Investment firm Elliott Management has proposed a cash offer to take over Athenahealth in a deal worth nearly $7 billion.
The proposal, outlined in a letter sent to Athenahealth’s board of directors on Monday, also suggests Elliott could “substantially improve” the proposed offering of $160 per share. Its initial offer to purchase the company’s remaining shares would be about $6.9 billion.
Elliott already owns 8.9% of the company’s common stock.
Although the letter says the investors “fully appreciate how rare it is for a company to achieve the level of success realized by athenahealth,” it also blasts the EHR vendor for failing to make the strategic initiatives necessary to realize its full potential. The firm pointed to executive turnover, operating margins, product and strategy execution, and an inability to achieve bookings targets.
“Unfortunately, we are faced now with the stark reality that athenahealth as a public-company investment, despite all of its promise, has not worked for many years, is not working today and will not work in the future,” Jesse Cohn, a partner and senior portfolio manager at Elliott Management, wrote. “Given athenahealth’s potential, this reality is deeply frustrating, but the fact remains that athenahealth as a public company has not made the changes necessary to enable it to grow as it should and to create the kind of value its shareholders deserve.”

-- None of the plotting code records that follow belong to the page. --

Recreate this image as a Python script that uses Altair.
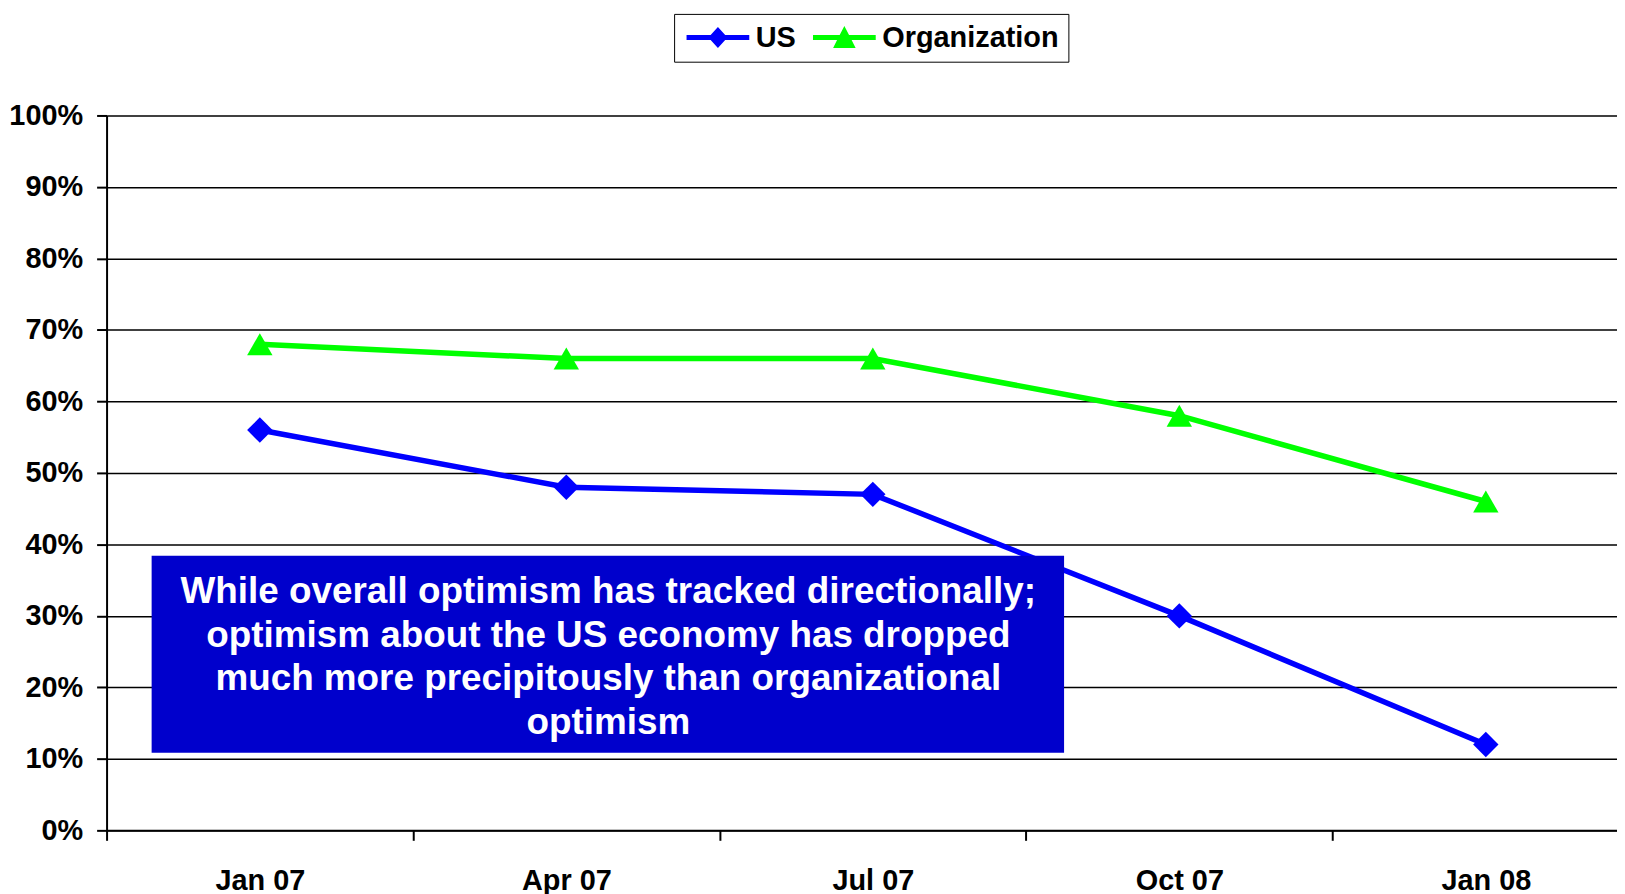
import json
import altair as alt
import pandas as pd

# ---- data ----
categories = ["Jan 07", "Apr 07", "Jul 07", "Oct 07", "Jan 08"]
series = ["US", "Organization"]
us_values = [56, 48, 47, 30, 12]
org_values = [68, 66, 66, 58, 46]
y_ticks = list(range(0, 101, 10))
series_colors = ["#0000FF", "#00FF00"]
series_shapes = ["diamond", "triangle-up"]

note_lines = [
    "While overall optimism has tracked directionally;",
    "optimism about the US economy has dropped",
    "much more precipitously than organizational",
    "optimism",
]
note_x = [-0.353, 2.624]
note_y = [10.85, 38.4]
note_first_line = [1.137, 33.35]

# ---- tables ----
rows = []
for name, vals in zip(series, [us_values, org_values]):
    for i, (c, v) in enumerate(zip(categories, vals)):
        rows.append({"idx": i, "cat": c, "series": name, "value": v})
df = pd.DataFrame(rows)

box_df = pd.DataFrame({"idx": [note_x[0]], "x2": [note_x[1]], "value": [note_y[0]], "y2": [note_y[1]]})
text_df = pd.DataFrame({"idx": [note_first_line[0]], "value": [note_first_line[1]], "t": ["\n".join(note_lines)]})

FONT = "Liberation Sans"

# legend symbols: line + marker as one filled path (pixel geometry / symbol radius)
R = 11.0   # symbol radius used by the legend layout
L, T = 31.5, 2.5
SHIFT = L - R  # move the drawn symbol so it starts at the entry's left edge


def _path(pts):
    return "M" + "L".join("%.3f,%.3f" % ((x + SHIFT) / R, y / R) for x, y in pts) + "Z"


p_us = _path([(-L, -T), (-7.3, -T), (0, -10.5), (7.3, -T), (L, -T), (L, T),
              (7.3, T), (0, 10.5), (-7.3, T), (-L, T)])
p_org = _path([(-L, -T), (-4.7, -T), (0, -11.5), (4.7, -T), (L, -T), (L, T),
               (7.3, T), (11.3, 10.5), (-11.3, 10.5), (-7.3, T), (-L, T)])

legend = alt.Legend(
    title=None,
    orient="none",
    legendX=570,
    legendY=-102,
    direction="horizontal",
    strokeColor="black",
    fillColor="white",
    padding=9,
    labelFont=FONT,
    labelFontSize=29,
    labelFontWeight="bold",
    labelColor="black",
    labelOffset=2 * L + 3 - 2 * R,
    labelLimit=0,
    columnPadding=13,
    symbolSize=(2 * R) ** 2,
    symbolStrokeWidth=0,
    symbolOpacity=1,
)

x_values = [-0.5, 0, 0.5, 1, 1.5, 2, 2.5, 3, 3.5, 4]
x_scale = alt.Scale(domain=[-0.5, 4.428], nice=False, zero=False)
x_axis = alt.Axis(
    values=x_values,
    labelExpr="datum.value %% 1 === 0 ? %s[datum.value] : ''" % json.dumps(categories),
    tickOpacity={"condition": {"test": "datum.value % 1 === 0", "value": 0}, "value": 1},
    grid=False,
    title=None,
    domainColor="black",
    domainWidth=2,
    tickColor="black",
    tickWidth=2,
    tickSize=10,
    labelFont=FONT,
    labelFontSize=29,
    labelFontWeight="bold",
    labelColor="black",
    labelPadding=26,
    labelFlush=False,
    labelOverlap=False,
)

y_scale = alt.Scale(domain=[0, 100], nice=False, zero=True)
y_axis = alt.Axis(
    values=y_ticks,
    labelExpr="datum.value + '%'",
    grid=True,
    gridColor="black",
    gridWidth=1.5,
    gridOpacity=1,
    title=None,
    domainColor="black",
    domainWidth=2,
    tickColor="black",
    tickWidth=2,
    tickSize=10,
    labelFont=FONT,
    labelFontSize=29,
    labelFontWeight="bold",
    labelColor="black",
    labelPadding=14,
    labelFlush=False,
    labelOverlap=False,
)

color_scale = alt.Scale(domain=series, range=series_colors)
X = alt.X("idx:Q", scale=x_scale, axis=x_axis)
Y = alt.Y("value:Q", scale=y_scale, axis=y_axis)
C = alt.Color("series:N", scale=color_scale, legend=legend)

lines = alt.Chart(df).mark_line(strokeWidth=5.5).encode(x=X, y=Y, color=C)

point_layers = []
for name, shp in zip(series, series_shapes):
    point_layers.append(
        alt.Chart(df).transform_filter(alt.datum.series == name)
        .mark_point(filled=True, size=650, opacity=1, shape=shp)
        .encode(x=X, y=Y, color=C)
    )

legend_layer = alt.Chart(df).mark_point(filled=True, size=0, opacity=1).encode(
    x=X, y=Y, color=C,
    shape=alt.Shape("series:N", scale=alt.Scale(domain=series, range=[p_us, p_org]), legend=legend),
)

box = alt.Chart(box_df).mark_rect(color="#0000CC").encode(
    x=X, x2="x2:Q", y=Y, y2="y2:Q",
)

note = alt.Chart(text_df).mark_text(
    font=FONT, fontSize=37, fontWeight="bold", color="white",
    align="center", baseline="middle", lineBreak="\n", lineHeight=44,
).encode(x=X, y=Y, text="t:N")

chart = alt.layer(lines, *point_layers, legend_layer, box, note).properties(
    width=1517,
    height=718,
    autosize=alt.AutoSizeParams(type="none"),
    padding={"left": 99, "top": 106, "right": 0, "bottom": 62},
    background="white",
).configure_view(stroke=None)

chart.save("out.html", embed_options={"renderer": "svg", "actions": False})
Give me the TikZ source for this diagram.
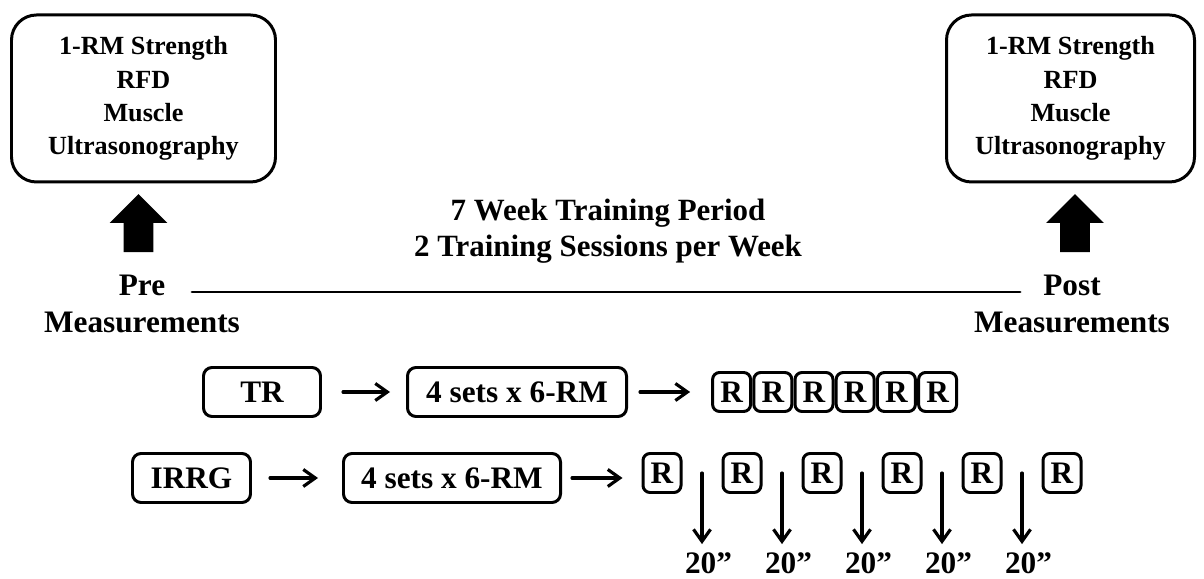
\documentclass[tikz,border=0pt]{standalone}
\usepackage{fontspec}
\setmainfont{Liberation Serif}
\usetikzlibrary{arrows.meta, positioning, shapes.arrows, calc}

\begin{document}
\begin{tikzpicture}[
  font=\fontsize{17.8}{21.5}\selectfont\bfseries, x=1cm, y=1cm,
  line cap=round, line join=round,
  meas/.style={draw=black, line width=1.7pt, rounded corners=0.5cm, align=center,
               font=\fontsize{14.9}{18.9}\selectfont\bfseries,
               minimum height=3.34cm, inner sep=0pt},
  box/.style={draw=black, line width=1.7pt, rounded corners=0.17cm,
              minimum height=0.98cm, inner sep=0pt},
  rep/.style={box, rounded corners=0.14cm, minimum width=0.76cm, minimum height=0.78cm},
  bigarr/.style={single arrow, fill=black, draw=none, rotate=90,
                 inner xsep=0pt, inner ysep=0.29cm,
                 minimum height=1.16cm, single arrow head extend=0.28cm},
  lbl/.style={align=center, inner sep=0pt},
  fl/.style={-{Straight Barb[length=2.4mm,width=3.4mm]}, line width=1.8pt},
]
\useasboundingbox (0,0) rectangle (24.08,11.58);

\node[meas, minimum width=5.28cm] (prebox)  at ( 2.87, 9.61) {1-RM Strength\\RFD\\Muscle\\Ultrasonography};
\node[meas, minimum width=4.96cm] (postbox) at (21.41, 9.61) {1-RM Strength\\RFD\\Muscle\\Ultrasonography};
\node[bigarr] (upl) at ( 2.77, 6.97) {};
\node[bigarr] (upr) at (21.50, 6.97) {};

\node[lbl] (pre)  at ( 2.84, 5.50) {Pre\\Measurements};
\node[lbl] (post) at (21.44, 5.50) {Post\\Measurements};
\node[lbl, font=\fontsize{17.6}{20.4}\selectfont\bfseries] (period) at (12.16, 6.96)
  {7 Week Training Period\\2 Training Sessions per Week};
\coordinate (ls) at ( 3.84, 5.74);
\coordinate (le) at (20.40, 5.74);
\draw[line width=1.7pt] (ls) -- (le);

\node[box, minimum width=2.34cm] (tr)   at ( 5.24, 3.74) {TR};
\node[box, minimum width=4.38cm] (set1) at (10.34, 3.74) {4 sets x 6-RM};
\foreach \i in {1,...,6}
  \node[rep] (r\i) at ({14.632+0.824*(\i-1)}, 3.74) {R};
\draw[fl, shorten <=0.42cm, shorten >=0.32cm] (tr) -- (set1);
\draw[fl, shorten <=0.24cm, shorten >=0.42cm] (set1) -- (r1);

\node[box, minimum width=2.36cm] (irrg) at ( 3.83, 2.02) {IRRG};
\node[box, minimum width=4.34cm] (set2) at ( 9.04, 2.02) {4 sets x 6-RM};
\foreach \i in {1,...,6}
  \node[rep] (q\i) at ({13.24+1.6*(\i-1)}, 2.12) {R};
\draw[fl, shorten <=0.36cm, shorten >=0.48cm] (irrg) -- (set2);
\draw[fl, shorten <=0.20cm, shorten >=0.38cm] (set2) -- (set2 -| q1.west);

\foreach \i [count=\j from 2] in {1,...,5} {
  \coordinate (t\i) at ($(q\i)!0.5!(q\j)$);
  \node[lbl] (w\i) at ($(t\i)+(0.13,-1.80)$) {20”};
  \draw[fl, shorten >=0.16cm] (t\i) -- (t\i |- w\i.north);
}
\end{tikzpicture}
\end{document}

Elliott approached Athenahealth about an acquisition in November that would have involved “other interested parties," but the company refused to engage. An Athenahealth spokesperson did not immediately respond to a request for comment. The company's stock jumped 21% on Monday morning on the heels of the announcement.
In October, the company approved a new “change in control severance plan” that updated payouts for top executives, including CEO Jonathan Bush. The filing stoked speculation about a possible takeover, and one analyst said that is likely to come from outside the healthcare industry.
The company outpaced first-quarter expectations, and Bush noted that the vendor is well positioned to appeal to pending vertical mergers like CVS and Aetna.
"At a juncture like the one athenahealth presently faces, the case for going private is compelling and cannot be ignored,” Cohn added in the letter.